* WHAT YOU NEED TO DO
Copy out every record below exactly as written, but leave out any pictures.

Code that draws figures
######

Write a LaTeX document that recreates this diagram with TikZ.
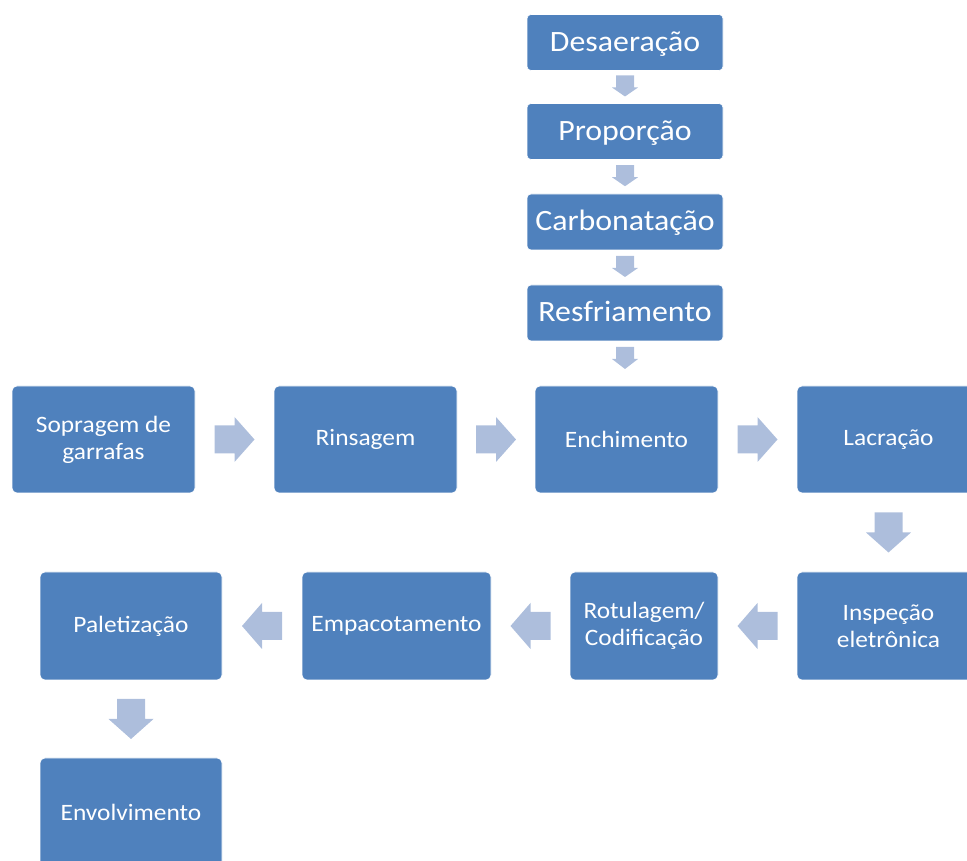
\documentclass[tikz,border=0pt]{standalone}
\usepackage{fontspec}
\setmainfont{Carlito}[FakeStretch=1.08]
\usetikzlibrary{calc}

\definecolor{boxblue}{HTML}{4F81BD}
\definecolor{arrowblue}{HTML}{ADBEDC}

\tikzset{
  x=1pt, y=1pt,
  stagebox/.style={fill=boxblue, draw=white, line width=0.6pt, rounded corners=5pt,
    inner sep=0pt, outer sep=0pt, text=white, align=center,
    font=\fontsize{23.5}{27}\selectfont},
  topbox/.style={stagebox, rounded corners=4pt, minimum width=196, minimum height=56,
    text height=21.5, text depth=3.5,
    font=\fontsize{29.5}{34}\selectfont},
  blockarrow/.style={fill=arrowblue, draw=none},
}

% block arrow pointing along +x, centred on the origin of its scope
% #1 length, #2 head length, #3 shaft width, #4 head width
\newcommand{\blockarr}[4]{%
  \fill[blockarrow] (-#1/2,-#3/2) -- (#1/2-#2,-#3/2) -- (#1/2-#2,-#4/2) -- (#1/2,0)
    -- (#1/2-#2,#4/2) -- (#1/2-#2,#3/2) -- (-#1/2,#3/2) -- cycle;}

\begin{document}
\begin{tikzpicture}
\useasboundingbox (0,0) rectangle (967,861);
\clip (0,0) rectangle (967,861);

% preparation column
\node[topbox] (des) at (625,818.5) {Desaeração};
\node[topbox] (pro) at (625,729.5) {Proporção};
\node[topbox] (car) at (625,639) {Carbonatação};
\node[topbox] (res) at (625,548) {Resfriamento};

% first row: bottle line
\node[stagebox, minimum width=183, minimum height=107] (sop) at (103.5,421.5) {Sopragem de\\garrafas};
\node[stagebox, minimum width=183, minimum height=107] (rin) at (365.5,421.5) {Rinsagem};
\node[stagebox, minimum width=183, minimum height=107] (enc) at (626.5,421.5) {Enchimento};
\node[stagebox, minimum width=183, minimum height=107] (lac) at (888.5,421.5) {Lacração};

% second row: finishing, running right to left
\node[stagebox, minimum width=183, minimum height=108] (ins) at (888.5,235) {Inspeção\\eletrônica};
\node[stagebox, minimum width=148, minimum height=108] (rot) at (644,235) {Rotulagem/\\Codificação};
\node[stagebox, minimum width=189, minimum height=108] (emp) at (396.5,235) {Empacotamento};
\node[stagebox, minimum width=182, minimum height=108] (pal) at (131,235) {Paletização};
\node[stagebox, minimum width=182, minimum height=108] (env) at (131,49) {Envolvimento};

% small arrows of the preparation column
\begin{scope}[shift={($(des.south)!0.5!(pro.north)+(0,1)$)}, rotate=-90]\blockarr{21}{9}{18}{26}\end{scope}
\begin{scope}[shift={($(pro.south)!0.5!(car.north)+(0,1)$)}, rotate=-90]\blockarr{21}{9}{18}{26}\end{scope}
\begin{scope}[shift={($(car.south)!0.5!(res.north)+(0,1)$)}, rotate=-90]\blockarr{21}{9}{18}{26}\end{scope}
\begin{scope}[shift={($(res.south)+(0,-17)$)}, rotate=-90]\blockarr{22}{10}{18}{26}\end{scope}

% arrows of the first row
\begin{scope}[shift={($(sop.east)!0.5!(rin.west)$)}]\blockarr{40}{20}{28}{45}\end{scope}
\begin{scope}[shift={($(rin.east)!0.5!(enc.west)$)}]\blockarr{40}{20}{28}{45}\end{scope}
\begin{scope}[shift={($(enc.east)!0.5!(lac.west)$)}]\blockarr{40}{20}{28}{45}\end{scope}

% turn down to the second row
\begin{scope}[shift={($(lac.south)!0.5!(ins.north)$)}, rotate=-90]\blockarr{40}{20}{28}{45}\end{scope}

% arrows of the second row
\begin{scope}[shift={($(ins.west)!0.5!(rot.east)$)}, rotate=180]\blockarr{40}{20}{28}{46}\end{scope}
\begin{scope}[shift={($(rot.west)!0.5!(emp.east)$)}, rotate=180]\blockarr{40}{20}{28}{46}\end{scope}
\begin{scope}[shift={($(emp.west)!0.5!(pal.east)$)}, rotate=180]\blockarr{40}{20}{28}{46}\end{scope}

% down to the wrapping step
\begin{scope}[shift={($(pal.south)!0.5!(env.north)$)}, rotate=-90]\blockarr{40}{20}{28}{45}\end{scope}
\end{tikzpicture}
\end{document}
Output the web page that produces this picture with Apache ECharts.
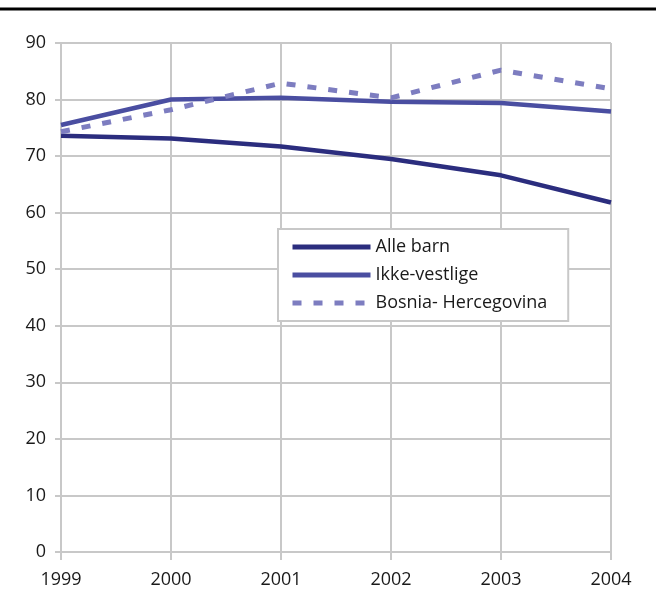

######

* EXERCISE RESULT
Write a LaTeX document that recreates this diagram with TikZ.
\documentclass[tikz,border=0pt]{standalone}
\usepackage{fontspec}
\setmainfont{Carlito}[FakeStretch=1.08]
\usetikzlibrary{calc}

\definecolor{boxblue}{HTML}{4F81BD}
\definecolor{arrowblue}{HTML}{ADBEDC}

\tikzset{
  x=1pt, y=1pt,
  stagebox/.style={fill=boxblue, draw=white, line width=0.6pt, rounded corners=5pt,
    inner sep=0pt, outer sep=0pt, text=white, align=center,
    font=\fontsize{23.5}{27}\selectfont},
  topbox/.style={stagebox, rounded corners=4pt, minimum width=196, minimum height=56,
    text height=21.5, text depth=3.5,
    font=\fontsize{29.5}{34}\selectfont},
  blockarrow/.style={fill=arrowblue, draw=none},
}

% block arrow pointing along +x, centred on the origin of its scope
% #1 length, #2 head length, #3 shaft width, #4 head width
\newcommand{\blockarr}[4]{%
  \fill[blockarrow] (-#1/2,-#3/2) -- (#1/2-#2,-#3/2) -- (#1/2-#2,-#4/2) -- (#1/2,0)
    -- (#1/2-#2,#4/2) -- (#1/2-#2,#3/2) -- (-#1/2,#3/2) -- cycle;}

\begin{document}
\begin{tikzpicture}
\useasboundingbox (0,0) rectangle (967,861);
\clip (0,0) rectangle (967,861);

% preparation column
\node[topbox] (des) at (625,818.5) {Desaeração};
\node[topbox] (pro) at (625,729.5) {Proporção};
\node[topbox] (car) at (625,639) {Carbonatação};
\node[topbox] (res) at (625,548) {Resfriamento};

% first row: bottle line
\node[stagebox, minimum width=183, minimum height=107] (sop) at (103.5,421.5) {Sopragem de\\garrafas};
\node[stagebox, minimum width=183, minimum height=107] (rin) at (365.5,421.5) {Rinsagem};
\node[stagebox, minimum width=183, minimum height=107] (enc) at (626.5,421.5) {Enchimento};
\node[stagebox, minimum width=183, minimum height=107] (lac) at (888.5,421.5) {Lacração};

% second row: finishing, running right to left
\node[stagebox, minimum width=183, minimum height=108] (ins) at (888.5,235) {Inspeção\\eletrônica};
\node[stagebox, minimum width=148, minimum height=108] (rot) at (644,235) {Rotulagem/\\Codificação};
\node[stagebox, minimum width=189, minimum height=108] (emp) at (396.5,235) {Empacotamento};
\node[stagebox, minimum width=182, minimum height=108] (pal) at (131,235) {Paletização};
\node[stagebox, minimum width=182, minimum height=108] (env) at (131,49) {Envolvimento};

% small arrows of the preparation column
\begin{scope}[shift={($(des.south)!0.5!(pro.north)+(0,1)$)}, rotate=-90]\blockarr{21}{9}{18}{26}\end{scope}
\begin{scope}[shift={($(pro.south)!0.5!(car.north)+(0,1)$)}, rotate=-90]\blockarr{21}{9}{18}{26}\end{scope}
\begin{scope}[shift={($(car.south)!0.5!(res.north)+(0,1)$)}, rotate=-90]\blockarr{21}{9}{18}{26}\end{scope}
\begin{scope}[shift={($(res.south)+(0,-17)$)}, rotate=-90]\blockarr{22}{10}{18}{26}\end{scope}

% arrows of the first row
\begin{scope}[shift={($(sop.east)!0.5!(rin.west)$)}]\blockarr{40}{20}{28}{45}\end{scope}
\begin{scope}[shift={($(rin.east)!0.5!(enc.west)$)}]\blockarr{40}{20}{28}{45}\end{scope}
\begin{scope}[shift={($(enc.east)!0.5!(lac.west)$)}]\blockarr{40}{20}{28}{45}\end{scope}

% turn down to the second row
\begin{scope}[shift={($(lac.south)!0.5!(ins.north)$)}, rotate=-90]\blockarr{40}{20}{28}{45}\end{scope}

% arrows of the second row
\begin{scope}[shift={($(ins.west)!0.5!(rot.east)$)}, rotate=180]\blockarr{40}{20}{28}{46}\end{scope}
\begin{scope}[shift={($(rot.west)!0.5!(emp.east)$)}, rotate=180]\blockarr{40}{20}{28}{46}\end{scope}
\begin{scope}[shift={($(emp.west)!0.5!(pal.east)$)}, rotate=180]\blockarr{40}{20}{28}{46}\end{scope}

% down to the wrapping step
\begin{scope}[shift={($(pal.south)!0.5!(env.north)$)}, rotate=-90]\blockarr{40}{20}{28}{45}\end{scope}
\end{tikzpicture}
\end{document}
Output the web page that produces this picture with Apache ECharts.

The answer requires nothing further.